▶ **EXERCISE GOAL**
Every line that holds "size" should be shown.
---------- INFORMATION SUPPLIED
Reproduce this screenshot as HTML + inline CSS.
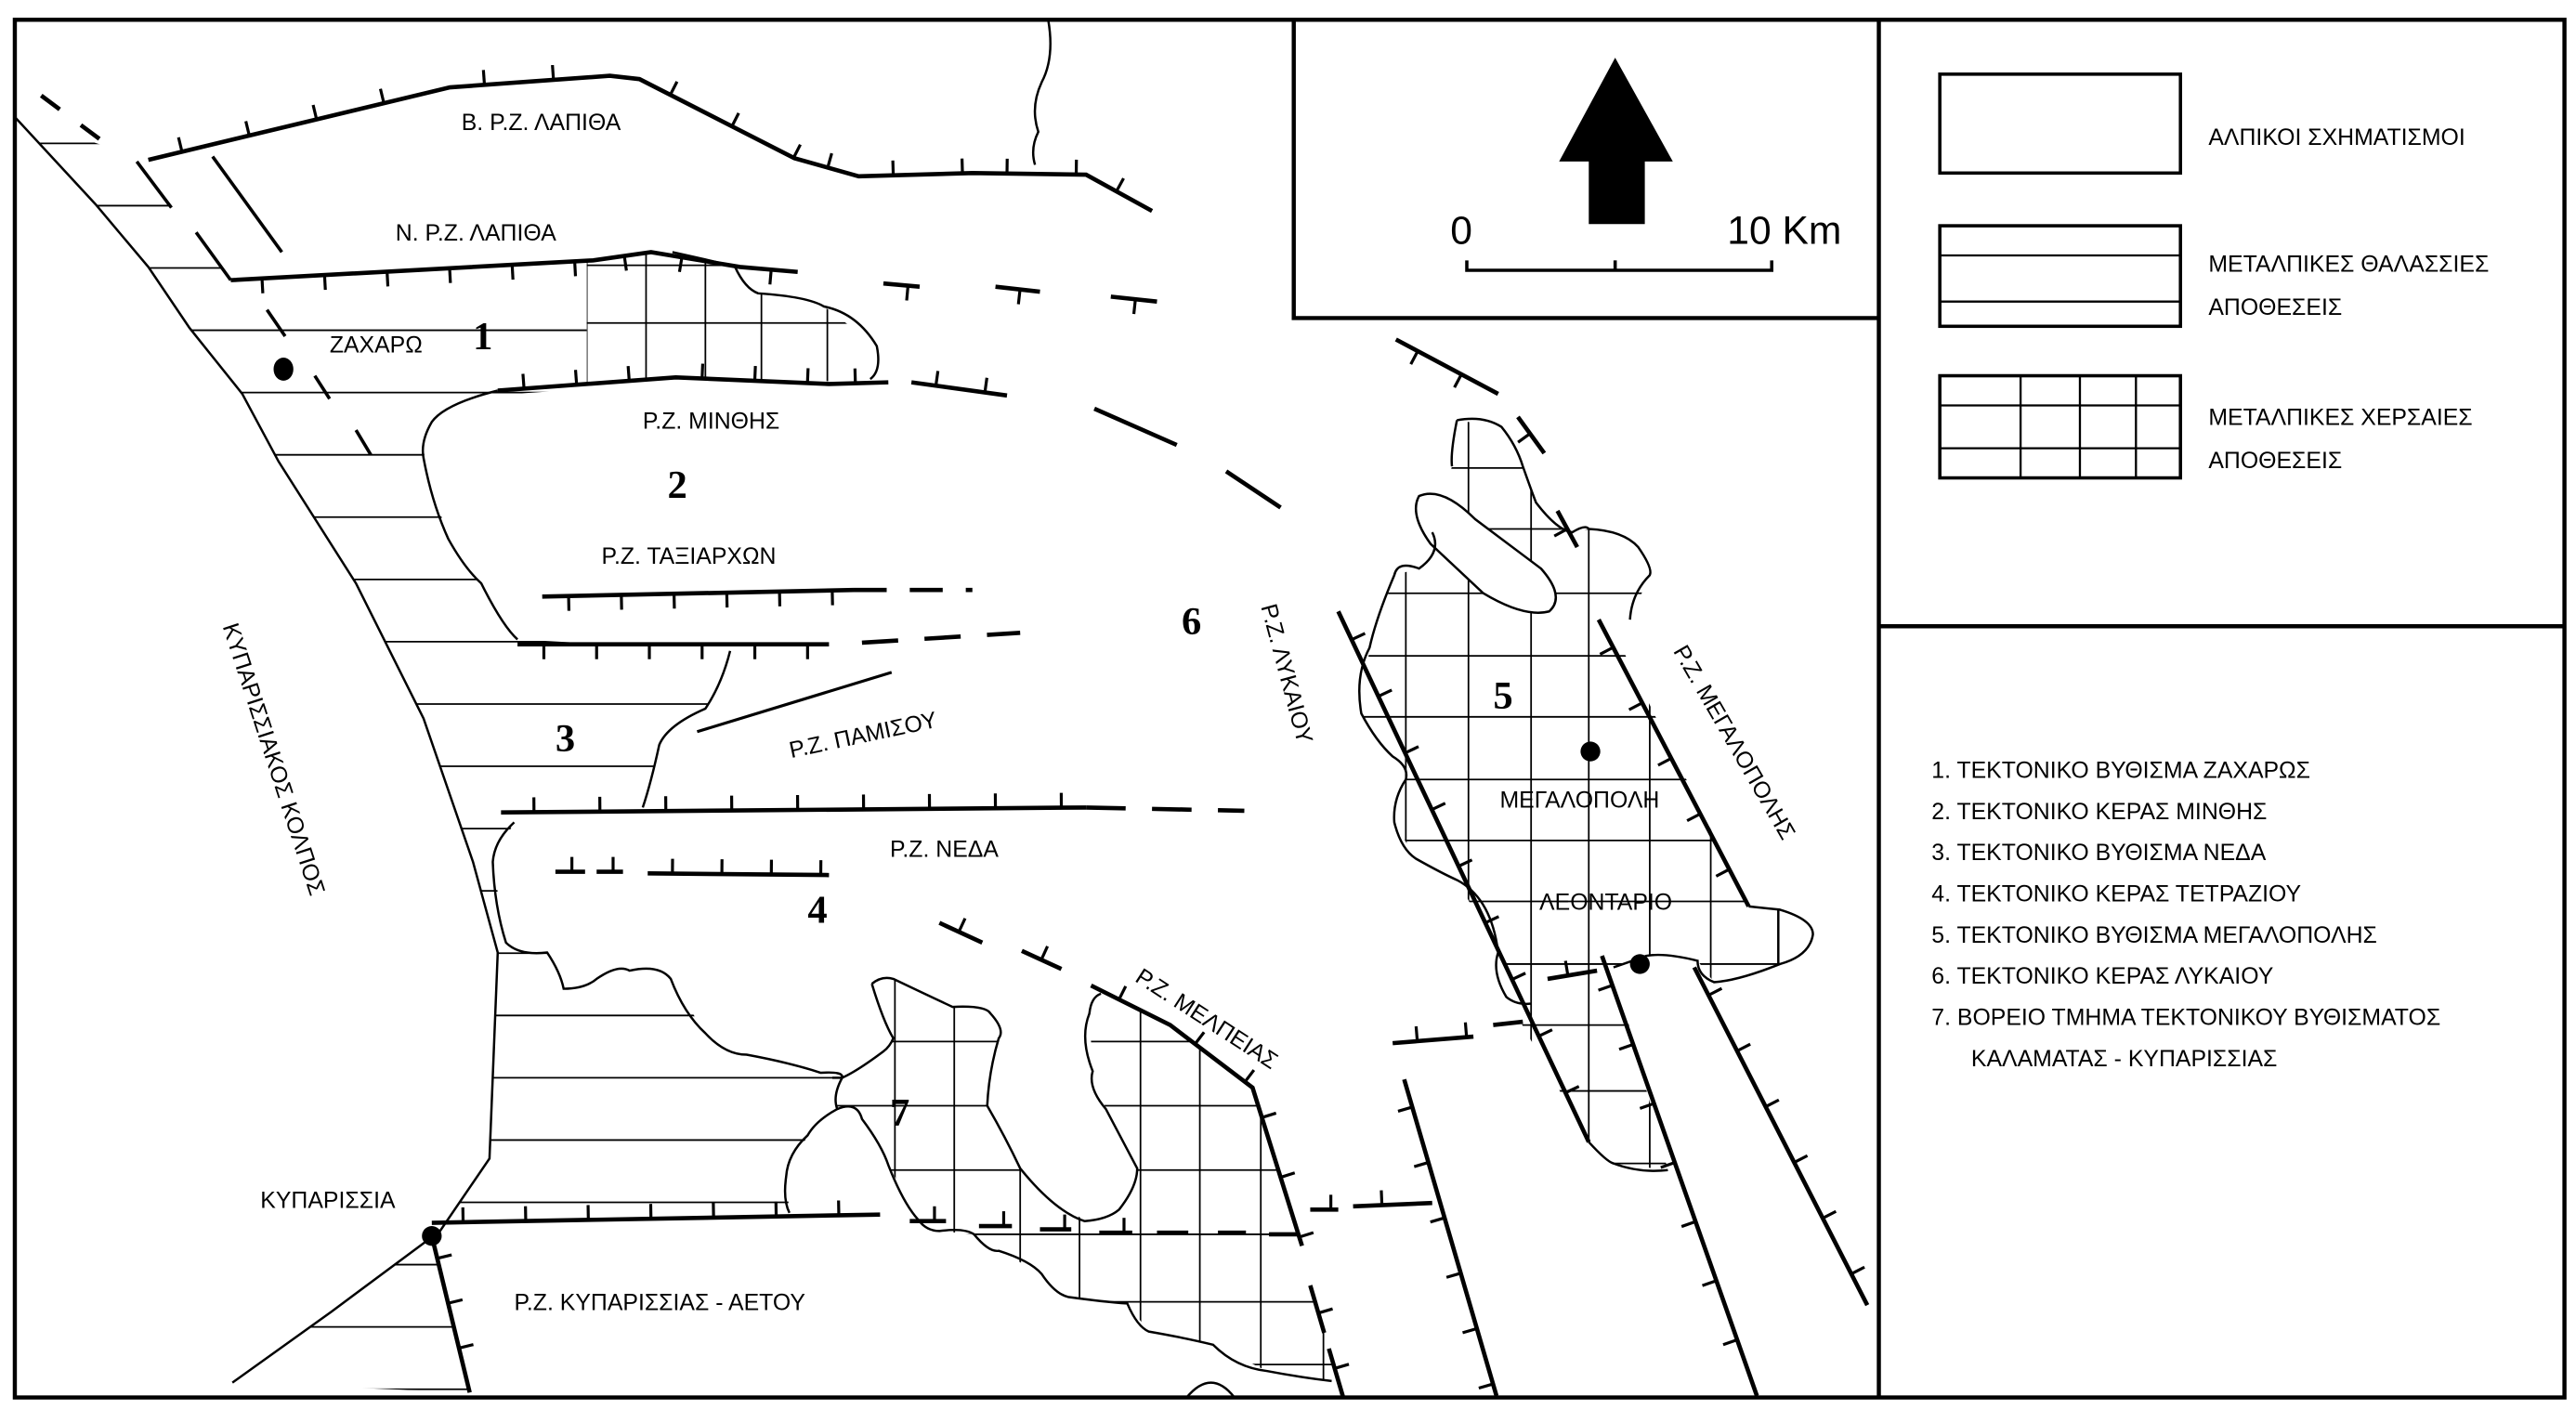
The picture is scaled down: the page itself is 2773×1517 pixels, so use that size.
<!DOCTYPE html>
<html><head><meta charset="utf-8"><style>
html,body{margin:0;padding:0;background:#fff;}
svg{display:block;}
text{font-family:"Liberation Sans Narrow","Liberation Sans","DejaVu Sans Condensed",sans-serif;fill:#000;}
.n{font-family:"Liberation Serif",serif;font-weight:bold;font-size:24px;}
</style></head><body>
<svg id="s" width="2773" height="1517" viewBox="0 0 1563 855" preserveAspectRatio="none" xmlns="http://www.w3.org/2000/svg">
<defs>
<clipPath id="hc"><path d="M9,71 L58,124 L90,162 L115,199 L147,239 L169,280 L216,354 L257,436 L287,523 L302,578 L297,703 L267,747 L201,796 L141,839 L285,845 L262,745 L534,737 L479,736 L477,714 L490,689 L505,673 L511,654 L498,651 L453,640 L428,627 L407,594 L382,589 L362,594 L342,600 L332,578 L307,572 L299,523 L312,499 L390,490 L400,452 L428,430 L443,395 L314,388 L292,354 L272,327 L257,278 L262,256 L297,240 L356,236 L356,165 L140,170 L104,126 L68,90 Z"/></clipPath>
<clipPath id="gc1"><path d="M356,158 L395,153 L446,162 L460,178 L500,186 L532,210 L528,232 L410,229 L356,234 Z"/></clipPath>
<clipPath id="gc2"><path d="M884,255 L911,259 L924,283 L932,305 L954,323 L964,321 L994,332 L1001,349 L989,376 L982,389 L1061,550 L1080,552 L1100,567 L1080,585 L1040,596 L1030,583 L999,580 L979,587 L1012,710 L979,706 L964,693 L914,605 L929,609 L909,578 L884,534 L859,521 L846,499 L853,473 L845,459 L826,433 L831,393 L846,349 L861,345 L869,323 L881,283 Z"/></clipPath>
<clipPath id="gc3"><path d="M529,597 L542,594 L578,611 L601,615 L606,630 L599,671 L619,709 L658,741 L679,734 L690,709 L671,673 L663,650 L661,615 L668,603 L662,598 L710,622 L760,660 L790,756 L815,848 L808,838 L769,832 L736,816 L697,808 L684,791 L648,787 L632,773 L606,759 L591,749 L570,747 L557,740 L539,707 L523,679 L508,673 L505,654 L511,654 L536,638 L542,630 Z"/></clipPath>
</defs>
<rect x="9" y="12" width="1547" height="836" fill="none" stroke="#000" stroke-width="2.5"/>
<line x1="1140" y1="12" x2="1140" y2="848" stroke="#000" stroke-width="2.5"/>
<polyline points="785,12 785,193 1140,193" fill="none" stroke="#000" stroke-width="2.5"/>
<line x1="1140" y1="380" x2="1556" y2="380" stroke="#000" stroke-width="2.5"/>
<polygon points="980,35 1015,98 998,98 998,136 964,136 964,98 946,98" fill="#000"/>
<text x="880" y="148" font-size="24" style="font-family:'Liberation Sans',sans-serif">0</text>
<text x="1048" y="148" font-size="24" style="font-family:'Liberation Sans',sans-serif">10 Km</text>
<polyline points="890,158 890,164 1075,164 1075,158" fill="none" stroke="#000" stroke-width="2"/>
<line x1="980" y1="158" x2="980" y2="164" stroke="#000" stroke-width="2"/>
<g fill="none" stroke="#000" stroke-width="2">
<rect x="1177" y="45" width="146" height="60"/>
<rect x="1177" y="137" width="146" height="61"/>
<line x1="1177" y1="155" x2="1323" y2="155" stroke-width="1.3"/>
<line x1="1177" y1="183" x2="1323" y2="183" stroke-width="1.3"/>
<rect x="1177" y="228" width="146" height="62"/>
<g stroke-width="1.3"><line x1="1177" y1="246" x2="1323" y2="246"/><line x1="1177" y1="272" x2="1323" y2="272"/>
<line x1="1226" y1="228" x2="1226" y2="290"/><line x1="1262" y1="228" x2="1262" y2="290"/><line x1="1296" y1="228" x2="1296" y2="290"/></g>
</g>
<g font-size="14">
<text x="1340" y="88">ΑΛΠΙΚΟΙ ΣΧΗΜΑΤΙΣΜΟΙ</text>
<text x="1340" y="165">ΜΕΤΑΛΠΙΚΕΣ ΘΑΛΑΣΣΙΕΣ</text>
<text x="1340" y="191">ΑΠΟΘΕΣΕΙΣ</text>
<text x="1340" y="258">ΜΕΤΑΛΠΙΚΕΣ ΧΕΡΣΑΙΕΣ</text>
<text x="1340" y="284">ΑΠΟΘΕΣΕΙΣ</text>
<text x="1172" y="472">1. ΤΕΚΤΟΝΙΚΟ ΒΥΘΙΣΜΑ ΖΑΧΑΡΩΣ</text>
<text x="1172" y="497">2. ΤΕΚΤΟΝΙΚΟ ΚΕΡΑΣ ΜΙΝΘΗΣ</text>
<text x="1172" y="522">3. ΤΕΚΤΟΝΙΚΟ ΒΥΘΙΣΜΑ ΝΕΔΑ</text>
<text x="1172" y="547">4. ΤΕΚΤΟΝΙΚΟ ΚΕΡΑΣ ΤΕΤΡΑΖΙΟΥ</text>
<text x="1172" y="572">5. ΤΕΚΤΟΝΙΚΟ ΒΥΘΙΣΜΑ ΜΕΓΑΛΟΠΟΛΗΣ</text>
<text x="1172" y="597">6. ΤΕΚΤΟΝΙΚΟ ΚΕΡΑΣ ΛΥΚΑΙΟΥ</text>
<text x="1172" y="622">7. ΒΟΡΕΙΟ ΤΜΗΜΑ ΤΕΚΤΟΝΙΚΟΥ ΒΥΘΙΣΜΑΤΟΣ</text>
<text x="1196" y="647">ΚΑΛΑΜΑΤΑΣ - ΚΥΠΑΡΙΣΣΙΑΣ</text>
</g>
<g id="hatch" clip-path="url(#hc)" stroke="#000" stroke-width="1"></g>
<g id="grid1" clip-path="url(#gc1)" stroke="#000" stroke-width="1"></g>
<g id="grid2" clip-path="url(#gc2)" stroke="#000" stroke-width="1"></g>
<g id="grid3" clip-path="url(#gc3)" stroke="#000" stroke-width="1"></g>
<path d="M861,301 Q875,295 895,315 L935,345 Q950,362 940,371 Q925,375 900,360 L868,330 Q855,312 861,301 Z" fill="#fff" stroke="#000" stroke-width="1.4"/>
<g fill="none" stroke="#000" stroke-width="1.4">
<path d="M9,71 L58,124 L90,162 L115,199 L147,239 L169,280 L216,354 L257,436 L287,523 L302,578 L297,703 L267,747 L201,796 L141,839"/>
<path d="M302,237 Q270,245 262,256 Q255,268 257,278 Q262,305 272,327 Q282,345 292,354 Q305,380 314,388"/>
<path d="M443,395 Q438,415 428,430 Q405,440 400,452 Q395,475 390,490"/>
<path d="M312,499 Q300,510 299,523 Q300,550 307,572 Q315,580 332,578 Q340,590 342,600 Q355,600 362,594 Q375,585 382,589 Q400,585 407,594 Q415,615 428,627 Q440,640 453,640 Q480,645 498,651 Q512,650 511,654"/>
<path d="M511,654 Q505,665 508,673 Q495,680 490,689 Q478,700 477,714 Q475,728 479,736"/>
<path d="M408,153 Q440,160 446,162 Q452,175 460,178 Q490,180 500,186 Q520,190 532,210 Q535,225 528,230"/>
<path d="M636,12 Q640,35 632,50 Q625,65 630,80 Q625,90 628,100"/>
<path d="M884,255 Q880,275 881,283 M884,255 Q900,252 911,259 Q920,270 924,283 Q930,300 932,305 Q945,322 954,323 Q962,318 964,321 Q985,322 994,332 Q1003,345 1001,349 Q990,360 989,376"/>
<path d="M869,323 Q875,335 861,345 Q848,340 846,349 Q835,375 831,393 Q822,410 826,433 Q835,450 845,459 Q855,465 853,473 Q845,485 846,499 Q850,515 859,521 Q875,530 884,534 Q905,545 909,578 Q905,590 914,605 Q920,610 929,609"/>
<path d="M1061,550 L1080,552 Q1100,558 1100,567 Q1098,580 1080,585 Q1055,595 1040,596 Q1030,592 1030,583 Q1010,578 999,580 Q985,585 979,587"/>
<path d="M1079,552 L1079,585"/>
<path d="M964,693 Q975,705 979,706 Q995,712 1012,710"/>
<path d="M529,597 Q535,592 542,594 Q565,605 578,611 Q598,610 601,615 Q610,625 606,630 Q600,650 599,671 Q610,690 619,709 Q640,735 658,741 Q672,740 679,734 Q690,720 690,709 Q680,690 671,673 Q660,660 663,650 Q655,630 661,615 Q662,605 668,603"/>
<path d="M529,597 Q536,620 542,630 Q540,635 536,638 Q520,650 511,654 L505,654"/>
<path d="M508,673 Q520,668 523,679 Q535,695 539,707 Q548,730 557,740 Q562,747 570,747 Q585,745 591,749 Q600,760 606,759 Q625,765 632,773 Q640,785 648,787 Q670,790 684,791 Q690,805 697,808 Q720,812 736,816 Q750,830 769,832 Q790,836 808,838"/>
<path d="M720,848 Q735,830 749,848"/>
</g>
<g id="faults" fill="none" stroke="#000" stroke-width="2.6"></g>
<g fill="#000"><ellipse cx="172" cy="224" rx="6" ry="7"/><circle cx="965" cy="456" r="6"/><circle cx="995" cy="585" r="6"/><circle cx="262" cy="750" r="6"/></g>
<g font-size="14">
<text x="280" y="79">Β. Ρ.Ζ. ΛΑΠΙΘΑ</text>
<text x="240" y="146">Ν. Ρ.Ζ. ΛΑΠΙΘΑ</text>
<text x="200" y="214">ΖΑΧΑΡΩ</text>
<text x="390" y="260">Ρ.Ζ. ΜΙΝΘΗΣ</text>
<text x="365" y="342">Ρ.Ζ. ΤΑΞΙΑΡΧΩΝ</text>
<text x="480" y="460" transform="rotate(-12 480 460)">Ρ.Ζ. ΠΑΜΙΣΟΥ</text>
<text x="540" y="520">Ρ.Ζ. ΝΕΔΑ</text>
<text x="312" y="795">Ρ.Ζ. ΚΥΠΑΡΙΣΣΙΑΣ - ΑΕΤΟΥ</text>
<text x="158" y="733">ΚΥΠΑΡΙΣΣΙΑ</text>
<text x="910" y="490">ΜΕΓΑΛΟΠΟΛΗ</text>
<text x="934" y="552">ΛΕΟΝΤΑΡΙΟ</text>
<text x="0" y="0" transform="translate(135,380) rotate(72)">ΚΥΠΑΡΙΣΣΙΑΚΟΣ ΚΟΛΠΟΣ</text>
<text x="0" y="0" transform="translate(765,368) rotate(75)">Ρ.Ζ. ΛΥΚΑΙΟΥ</text>
<text x="0" y="0" transform="translate(1015,395) rotate(60)">Ρ.Ζ. ΜΕΓΑΛΟΠΟΛΗΣ</text>
<text x="0" y="0" transform="translate(688,595) rotate(33)">Ρ.Ζ. ΜΕΛΠΕΙΑΣ</text>
</g>
<text class="n" x="287" y="212">1</text>
<text class="n" x="405" y="302">2</text>
<text class="n" x="337" y="456">3</text>
<text class="n" x="490" y="560">4</text>
<text class="n" x="906" y="430">5</text>
<text class="n" x="717" y="385">6</text>
<text class="n" x="540" y="683">7</text>
</svg>
<script>
var NS="http://www.w3.org/2000/svg";
function el(p,t,a){var e=document.createElementNS(NS,t);for(var k in a)e.setAttribute(k,a[k]);p.appendChild(e);return e;}
var H=document.getElementById('hatch');
for(var y=87;y<845;y+=37.8)el(H,'line',{x1:0,y1:y,x2:900,y2:y});
function grid(id,xs,ys,x0,x1,y0,y1){var g=document.getElementById(id);
xs.forEach(function(x){el(g,'line',{x1:x,y1:y0,x2:x,y2:y1});});
ys.forEach(function(y){el(g,'line',{x1:x0,y1:y,x2:x1,y2:y});});}
grid('grid1',[356,392,428,462,502],[161,196],300,560,140,240);
grid('grid2',[853,891,929,964,1001,1038,1079],[284,321,360,398,435,473,510,547,585,622,662,706],800,1120,240,720);
grid('grid3',[543,579,619,655,692,728,765,803],[632,671,710,749,790,828],490,830,580,850);
var F=document.getElementById('faults');
function fault(pts,dash,side,sp,w){
 var d='M'+pts.map(function(p){return p.join(',')}).join(' L');
 var a={d:d,'stroke-width':w||2.6};if(dash)a['stroke-dasharray']=dash;el(F,'path',a);
 if(!side)return;
 for(var i=0;i<pts.length-1;i++){var a0=pts[i],b=pts[i+1],dx=b[0]-a0[0],dy=b[1]-a0[1],L=Math.hypot(dx,dy);
  var nx=-dy/L*side,ny=dx/L*side;
  for(var t=sp/2;t<L;t+=sp){var x=a0[0]+dx*t/L,y=a0[1]+dy*t/L;el(F,'line',{x1:x,y1:y,x2:x+nx*9,y2:y+ny*9,'stroke-width':1.8});}}
}
fault([[90,97],[273,53],[370,46],[388,48],[482,96],[521,107],[590,105],[659,106],[699,128]],null,-1,42);
fault([[140,170],[360,158],[395,153],[449,162],[484,165]],null,1,38);
fault([[536,172],[558,174]],null,1,30);fault([[604,174],[631,177]],null,1,30);fault([[674,180],[702,183]],null,1,30);
fault([[302,237],[410,229],[503,233],[539,232]],null,-1,32);
fault([[553,232],[611,240]],null,-1,30);
fault([[664,248],[714,270]]);fault([[744,286],[777,308]]);
fault([[329,362],[518,358]],null,1,32);
fault([[518,358],[590,358]],'20 14');
fault([[314,391],[503,391]],null,1,32);
fault([[523,390],[619,384]],'22 16');
fault([[423,444],[541,408]],null,0,0,1.8);
fault([[304,493],[659,490]],null,-1,40);
fault([[659,490],[755,492]],'24 16');
fault([[337,529],[355,529]],null,-1,20);fault([[362,529],[378,529]],null,-1,20);
fault([[393,530],[503,531]],null,-1,30);
fault([[570,560],[596,572]],null,-1,26);fault([[620,577],[644,588]],null,-1,26);
fault([[662,598],[710,622],[760,660],[790,756]],null,-1,38);
fault([[795,780],[815,848]],'30 10',-1,35);
fault([[262,742],[534,737]],null,-1,38);
fault([[552,741],[574,741]],null,-1,30);fault([[594,744],[614,744]],null,-1,30);fault([[631,746],[650,746]],null,-1,30);
fault([[667,748],[687,748]],null,-1,30);fault([[702,748],[721,748]]);fault([[739,748],[756,748]]);fault([[770,749],[788,749]]);
fault([[795,734],[812,734]],null,-1,25);fault([[821,732],[869,730]],null,-1,35);
fault([[262,750],[285,845]],null,-1,28);
fault([[847,206],[909,239]],null,1,30);
fault([[921,253],[937,275]],null,1,25);fault([[945,310],[957,332]],null,1,25);
fault([[812,371],[964,693]],null,-1,38);
fault([[970,376],[1061,550]],null,1,38);
fault([[972,580],[1066,847]],null,1,38);
fault([[1028,587],[1133,792]],null,-1,38);
fault([[852,655],[908,847]],null,1,35);
fault([[845,633],[894,629]],null,-1,30);fault([[906,622],[924,620]]);
fault([[939,594],[969,589]],null,-1,25);
fault([[25,58],[68,90]],'14 16');
fault([[83,98],[104,126]],null,0,0,2);
fault([[119,141],[140,170]],null,0,0,2);
fault([[129,95],[171,153]],null,0,0,2);
fault([[162,188],[173,204]],null,0,0,2);fault([[191,228],[200,242]],null,0,0,2);fault([[216,261],[225,276]],null,0,0,2);
</script>
</body></html>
--------------------
▶ **RESULT FOR THIS EXERCISE**
The picture is scaled down: the page itself is 2773×1517 pixels, so use that size.
.n{font-family:"Liberation Serif",serif;font-weight:bold;font-size:24px;}
<text x="880" y="148" font-size="24" style="font-family:'Liberation Sans',sans-serif">0</text>
<text x="1048" y="148" font-size="24" style="font-family:'Liberation Sans',sans-serif">10 Km</text>
<g font-size="14">
<g font-size="14">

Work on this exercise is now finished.